PROVIDED RECORDS:
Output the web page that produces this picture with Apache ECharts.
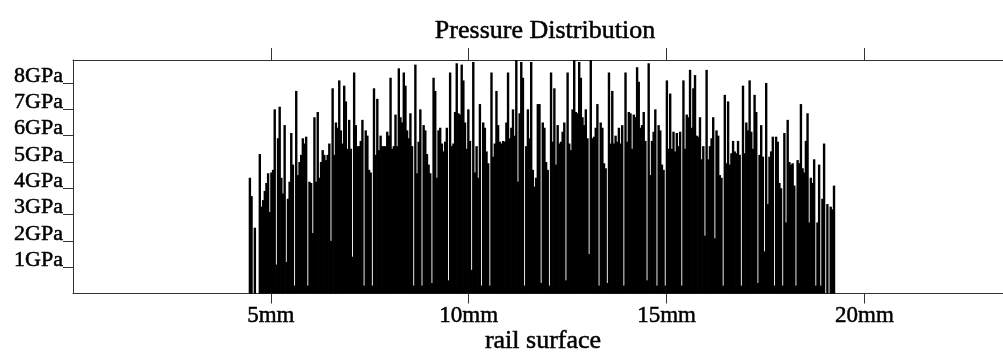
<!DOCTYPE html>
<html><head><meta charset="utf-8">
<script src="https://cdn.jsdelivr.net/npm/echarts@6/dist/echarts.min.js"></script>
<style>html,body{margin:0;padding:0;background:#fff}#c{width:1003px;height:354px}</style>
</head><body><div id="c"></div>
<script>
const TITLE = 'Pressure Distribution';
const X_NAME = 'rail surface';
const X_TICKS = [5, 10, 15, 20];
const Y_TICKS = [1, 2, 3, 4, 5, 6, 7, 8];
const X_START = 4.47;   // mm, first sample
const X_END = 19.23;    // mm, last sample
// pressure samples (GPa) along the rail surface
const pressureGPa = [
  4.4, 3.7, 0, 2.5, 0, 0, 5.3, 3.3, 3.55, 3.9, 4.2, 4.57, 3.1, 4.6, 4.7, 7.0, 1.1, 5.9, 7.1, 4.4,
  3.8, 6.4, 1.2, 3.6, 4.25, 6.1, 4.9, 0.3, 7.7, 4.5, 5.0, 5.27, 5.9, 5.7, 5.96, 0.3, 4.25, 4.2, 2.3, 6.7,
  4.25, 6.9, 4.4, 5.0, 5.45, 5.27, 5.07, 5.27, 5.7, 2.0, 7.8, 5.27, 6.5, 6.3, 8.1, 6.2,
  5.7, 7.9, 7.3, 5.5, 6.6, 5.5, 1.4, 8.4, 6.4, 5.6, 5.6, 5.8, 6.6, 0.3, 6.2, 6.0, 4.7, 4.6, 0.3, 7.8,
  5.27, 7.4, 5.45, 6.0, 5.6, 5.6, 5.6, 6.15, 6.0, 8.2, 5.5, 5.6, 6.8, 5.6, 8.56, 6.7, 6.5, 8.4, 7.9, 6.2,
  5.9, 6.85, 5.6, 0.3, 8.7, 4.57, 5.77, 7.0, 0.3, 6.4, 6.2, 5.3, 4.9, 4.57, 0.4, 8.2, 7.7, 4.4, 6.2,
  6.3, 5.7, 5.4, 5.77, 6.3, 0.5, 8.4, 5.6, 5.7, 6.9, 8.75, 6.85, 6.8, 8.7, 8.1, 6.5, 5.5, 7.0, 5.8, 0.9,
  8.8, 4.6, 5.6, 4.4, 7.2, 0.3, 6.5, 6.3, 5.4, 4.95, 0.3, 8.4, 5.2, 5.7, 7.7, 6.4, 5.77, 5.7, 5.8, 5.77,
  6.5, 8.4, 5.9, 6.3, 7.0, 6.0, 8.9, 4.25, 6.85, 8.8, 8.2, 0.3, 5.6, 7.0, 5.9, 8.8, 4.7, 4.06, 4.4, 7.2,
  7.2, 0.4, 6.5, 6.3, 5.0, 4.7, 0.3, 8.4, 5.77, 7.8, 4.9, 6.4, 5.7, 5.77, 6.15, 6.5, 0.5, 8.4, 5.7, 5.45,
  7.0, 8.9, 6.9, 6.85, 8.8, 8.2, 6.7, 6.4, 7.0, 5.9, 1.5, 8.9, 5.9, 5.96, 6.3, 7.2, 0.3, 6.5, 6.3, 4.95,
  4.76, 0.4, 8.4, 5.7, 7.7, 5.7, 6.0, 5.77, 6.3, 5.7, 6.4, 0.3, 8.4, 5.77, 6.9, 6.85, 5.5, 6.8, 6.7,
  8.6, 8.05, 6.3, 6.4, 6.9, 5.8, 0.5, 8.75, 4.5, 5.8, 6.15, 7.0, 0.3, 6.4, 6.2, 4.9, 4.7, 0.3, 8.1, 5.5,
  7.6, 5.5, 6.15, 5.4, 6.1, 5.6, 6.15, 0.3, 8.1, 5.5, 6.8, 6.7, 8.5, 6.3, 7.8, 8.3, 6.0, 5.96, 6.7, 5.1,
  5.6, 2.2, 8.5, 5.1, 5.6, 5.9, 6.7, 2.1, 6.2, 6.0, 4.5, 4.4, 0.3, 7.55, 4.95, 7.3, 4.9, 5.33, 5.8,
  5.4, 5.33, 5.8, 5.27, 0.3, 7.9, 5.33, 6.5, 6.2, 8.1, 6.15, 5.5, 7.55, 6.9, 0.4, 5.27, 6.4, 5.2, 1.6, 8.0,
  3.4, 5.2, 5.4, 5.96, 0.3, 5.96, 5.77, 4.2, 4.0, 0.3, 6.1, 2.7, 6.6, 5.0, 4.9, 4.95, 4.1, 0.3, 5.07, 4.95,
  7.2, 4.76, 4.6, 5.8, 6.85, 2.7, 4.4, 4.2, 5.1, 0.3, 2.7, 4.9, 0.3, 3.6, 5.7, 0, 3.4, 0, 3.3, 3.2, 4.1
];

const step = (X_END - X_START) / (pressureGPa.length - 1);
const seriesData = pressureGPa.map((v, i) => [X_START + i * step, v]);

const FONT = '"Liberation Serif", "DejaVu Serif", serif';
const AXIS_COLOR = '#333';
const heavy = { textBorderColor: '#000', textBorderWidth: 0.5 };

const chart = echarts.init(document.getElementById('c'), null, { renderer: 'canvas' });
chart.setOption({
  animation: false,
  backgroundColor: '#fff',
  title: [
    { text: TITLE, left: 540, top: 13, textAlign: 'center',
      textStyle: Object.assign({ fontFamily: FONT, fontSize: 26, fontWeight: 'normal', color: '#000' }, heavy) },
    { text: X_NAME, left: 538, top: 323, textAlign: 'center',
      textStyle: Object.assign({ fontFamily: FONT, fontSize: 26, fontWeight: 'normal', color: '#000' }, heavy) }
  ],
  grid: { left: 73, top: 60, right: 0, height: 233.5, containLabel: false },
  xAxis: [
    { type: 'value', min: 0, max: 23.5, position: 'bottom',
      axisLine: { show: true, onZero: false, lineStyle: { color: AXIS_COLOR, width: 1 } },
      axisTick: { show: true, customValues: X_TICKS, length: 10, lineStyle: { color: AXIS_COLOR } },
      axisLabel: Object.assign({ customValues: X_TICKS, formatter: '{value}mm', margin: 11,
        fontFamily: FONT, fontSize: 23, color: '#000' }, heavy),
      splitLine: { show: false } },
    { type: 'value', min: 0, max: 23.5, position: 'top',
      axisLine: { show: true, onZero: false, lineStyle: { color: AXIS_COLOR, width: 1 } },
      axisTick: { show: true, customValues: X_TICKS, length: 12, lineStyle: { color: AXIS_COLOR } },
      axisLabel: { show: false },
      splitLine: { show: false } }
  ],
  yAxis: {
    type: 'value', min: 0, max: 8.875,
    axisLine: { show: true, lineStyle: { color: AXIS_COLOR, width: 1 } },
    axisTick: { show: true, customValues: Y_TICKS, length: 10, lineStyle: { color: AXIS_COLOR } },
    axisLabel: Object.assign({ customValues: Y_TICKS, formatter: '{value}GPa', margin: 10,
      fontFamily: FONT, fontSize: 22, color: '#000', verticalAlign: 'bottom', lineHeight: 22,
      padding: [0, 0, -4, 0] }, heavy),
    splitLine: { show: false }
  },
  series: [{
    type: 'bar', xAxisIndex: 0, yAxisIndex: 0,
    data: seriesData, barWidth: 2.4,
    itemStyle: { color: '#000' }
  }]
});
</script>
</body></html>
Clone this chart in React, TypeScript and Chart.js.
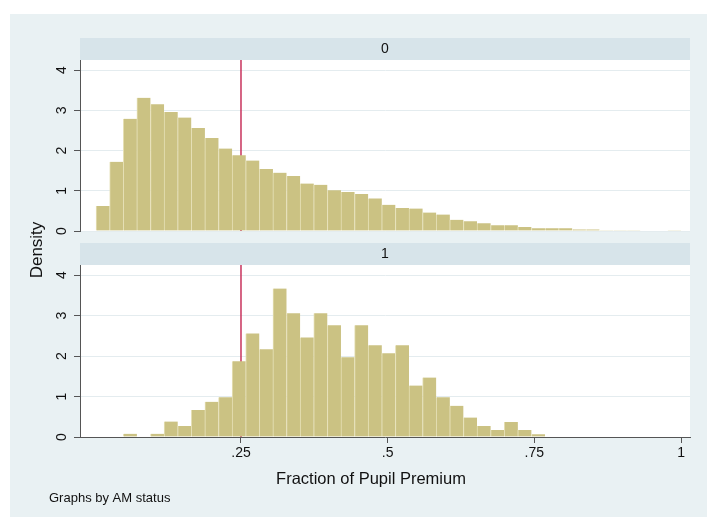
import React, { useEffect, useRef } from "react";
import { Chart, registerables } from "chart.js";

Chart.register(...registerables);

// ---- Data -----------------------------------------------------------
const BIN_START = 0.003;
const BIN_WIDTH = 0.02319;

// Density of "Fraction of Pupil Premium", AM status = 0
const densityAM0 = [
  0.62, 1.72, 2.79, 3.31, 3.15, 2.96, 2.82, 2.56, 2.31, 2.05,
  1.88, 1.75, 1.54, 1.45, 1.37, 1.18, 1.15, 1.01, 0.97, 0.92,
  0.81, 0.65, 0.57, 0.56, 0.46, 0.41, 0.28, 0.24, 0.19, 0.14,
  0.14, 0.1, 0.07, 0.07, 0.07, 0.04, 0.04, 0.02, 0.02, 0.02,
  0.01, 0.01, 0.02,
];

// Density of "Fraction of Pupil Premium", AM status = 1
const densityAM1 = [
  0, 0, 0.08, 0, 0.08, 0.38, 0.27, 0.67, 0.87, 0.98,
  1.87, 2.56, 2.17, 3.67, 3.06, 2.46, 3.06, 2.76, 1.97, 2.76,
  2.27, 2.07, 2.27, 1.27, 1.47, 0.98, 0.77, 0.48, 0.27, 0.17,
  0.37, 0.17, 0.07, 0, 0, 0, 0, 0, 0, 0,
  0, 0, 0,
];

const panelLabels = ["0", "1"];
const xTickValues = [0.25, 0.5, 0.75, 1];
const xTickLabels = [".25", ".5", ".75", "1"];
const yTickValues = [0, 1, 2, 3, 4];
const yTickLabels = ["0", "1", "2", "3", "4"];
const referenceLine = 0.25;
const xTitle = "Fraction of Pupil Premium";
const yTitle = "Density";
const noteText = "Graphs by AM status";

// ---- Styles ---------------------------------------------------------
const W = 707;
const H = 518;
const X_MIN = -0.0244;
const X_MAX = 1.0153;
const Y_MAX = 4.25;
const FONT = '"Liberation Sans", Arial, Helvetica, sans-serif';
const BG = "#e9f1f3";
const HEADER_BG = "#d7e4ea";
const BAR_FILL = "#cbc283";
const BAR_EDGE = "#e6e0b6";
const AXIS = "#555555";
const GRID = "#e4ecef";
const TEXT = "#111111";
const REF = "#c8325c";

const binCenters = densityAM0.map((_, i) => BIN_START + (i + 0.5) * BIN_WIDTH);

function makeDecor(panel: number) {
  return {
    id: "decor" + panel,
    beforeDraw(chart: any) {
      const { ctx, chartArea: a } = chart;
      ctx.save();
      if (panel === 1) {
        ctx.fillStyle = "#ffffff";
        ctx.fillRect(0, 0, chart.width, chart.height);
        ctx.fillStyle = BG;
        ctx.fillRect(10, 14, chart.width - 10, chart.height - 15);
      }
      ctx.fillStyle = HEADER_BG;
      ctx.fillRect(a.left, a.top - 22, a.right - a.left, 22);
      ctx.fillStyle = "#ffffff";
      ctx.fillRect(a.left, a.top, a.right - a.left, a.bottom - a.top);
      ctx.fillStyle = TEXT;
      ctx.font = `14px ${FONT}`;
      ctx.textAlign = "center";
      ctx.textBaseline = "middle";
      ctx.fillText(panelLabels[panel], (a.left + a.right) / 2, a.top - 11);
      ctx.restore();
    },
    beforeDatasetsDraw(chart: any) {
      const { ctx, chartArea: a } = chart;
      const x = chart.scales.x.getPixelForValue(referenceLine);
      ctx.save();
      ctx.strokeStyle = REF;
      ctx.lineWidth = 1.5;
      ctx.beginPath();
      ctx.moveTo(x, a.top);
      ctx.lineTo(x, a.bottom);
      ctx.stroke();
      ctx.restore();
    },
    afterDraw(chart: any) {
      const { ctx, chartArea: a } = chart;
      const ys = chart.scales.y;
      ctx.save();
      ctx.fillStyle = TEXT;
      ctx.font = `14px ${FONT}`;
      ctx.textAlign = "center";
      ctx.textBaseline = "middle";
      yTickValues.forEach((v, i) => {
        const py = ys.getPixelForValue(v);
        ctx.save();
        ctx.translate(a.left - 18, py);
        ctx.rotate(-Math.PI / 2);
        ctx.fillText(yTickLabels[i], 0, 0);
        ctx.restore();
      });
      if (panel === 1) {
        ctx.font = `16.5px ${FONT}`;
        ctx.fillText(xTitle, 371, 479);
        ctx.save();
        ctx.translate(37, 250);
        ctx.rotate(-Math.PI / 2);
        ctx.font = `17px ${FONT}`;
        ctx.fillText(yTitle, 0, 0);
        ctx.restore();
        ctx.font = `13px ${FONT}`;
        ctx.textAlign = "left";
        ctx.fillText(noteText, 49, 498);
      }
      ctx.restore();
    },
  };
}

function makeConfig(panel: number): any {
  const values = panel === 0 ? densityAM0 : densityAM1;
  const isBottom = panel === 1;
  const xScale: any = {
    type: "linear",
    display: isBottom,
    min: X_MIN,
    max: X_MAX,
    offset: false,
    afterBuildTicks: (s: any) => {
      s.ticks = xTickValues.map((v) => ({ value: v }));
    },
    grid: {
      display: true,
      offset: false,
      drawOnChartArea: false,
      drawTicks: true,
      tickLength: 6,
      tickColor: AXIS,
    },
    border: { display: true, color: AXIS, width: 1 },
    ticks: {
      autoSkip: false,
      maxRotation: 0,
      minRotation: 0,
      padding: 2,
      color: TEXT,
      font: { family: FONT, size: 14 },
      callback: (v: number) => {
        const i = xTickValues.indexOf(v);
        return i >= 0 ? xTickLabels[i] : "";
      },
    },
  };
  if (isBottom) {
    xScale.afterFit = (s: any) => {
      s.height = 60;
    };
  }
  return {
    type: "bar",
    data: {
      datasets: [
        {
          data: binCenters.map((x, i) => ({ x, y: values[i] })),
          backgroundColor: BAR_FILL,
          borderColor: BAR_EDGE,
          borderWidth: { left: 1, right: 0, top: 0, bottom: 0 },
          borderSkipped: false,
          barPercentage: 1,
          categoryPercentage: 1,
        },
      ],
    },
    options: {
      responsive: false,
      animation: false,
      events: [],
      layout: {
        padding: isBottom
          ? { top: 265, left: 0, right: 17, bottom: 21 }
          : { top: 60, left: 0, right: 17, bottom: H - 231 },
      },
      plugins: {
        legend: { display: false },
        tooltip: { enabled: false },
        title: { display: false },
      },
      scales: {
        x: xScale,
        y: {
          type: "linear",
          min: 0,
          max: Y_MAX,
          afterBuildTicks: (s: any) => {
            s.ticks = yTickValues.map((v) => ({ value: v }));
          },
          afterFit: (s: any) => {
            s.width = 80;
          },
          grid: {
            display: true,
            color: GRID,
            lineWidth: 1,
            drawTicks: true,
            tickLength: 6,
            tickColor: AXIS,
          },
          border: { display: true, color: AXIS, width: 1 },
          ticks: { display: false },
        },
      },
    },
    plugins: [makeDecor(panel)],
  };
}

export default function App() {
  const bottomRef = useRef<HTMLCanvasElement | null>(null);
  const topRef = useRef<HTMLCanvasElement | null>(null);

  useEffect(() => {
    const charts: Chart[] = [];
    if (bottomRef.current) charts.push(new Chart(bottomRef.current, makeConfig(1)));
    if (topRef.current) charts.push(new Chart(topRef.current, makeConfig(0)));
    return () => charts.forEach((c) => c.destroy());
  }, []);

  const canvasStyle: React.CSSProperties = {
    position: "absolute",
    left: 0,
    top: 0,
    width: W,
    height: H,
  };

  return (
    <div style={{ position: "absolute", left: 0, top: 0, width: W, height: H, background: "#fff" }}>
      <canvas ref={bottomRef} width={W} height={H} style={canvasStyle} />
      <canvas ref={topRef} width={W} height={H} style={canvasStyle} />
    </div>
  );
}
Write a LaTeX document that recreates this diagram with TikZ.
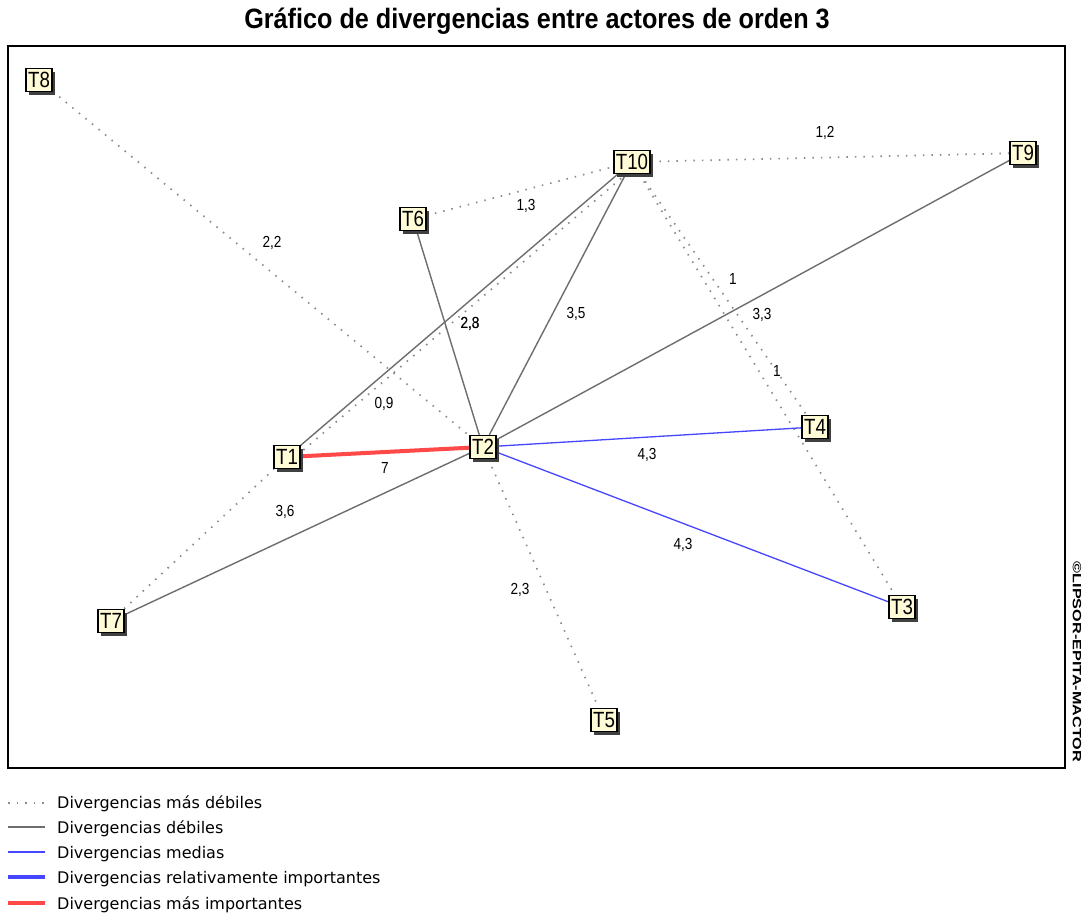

WORK TO DO: Pick out every line of the listing containing the word "picture", and show those lines.

THE ANSWER:
Output the web page that produces this picture with Apache ECharts.

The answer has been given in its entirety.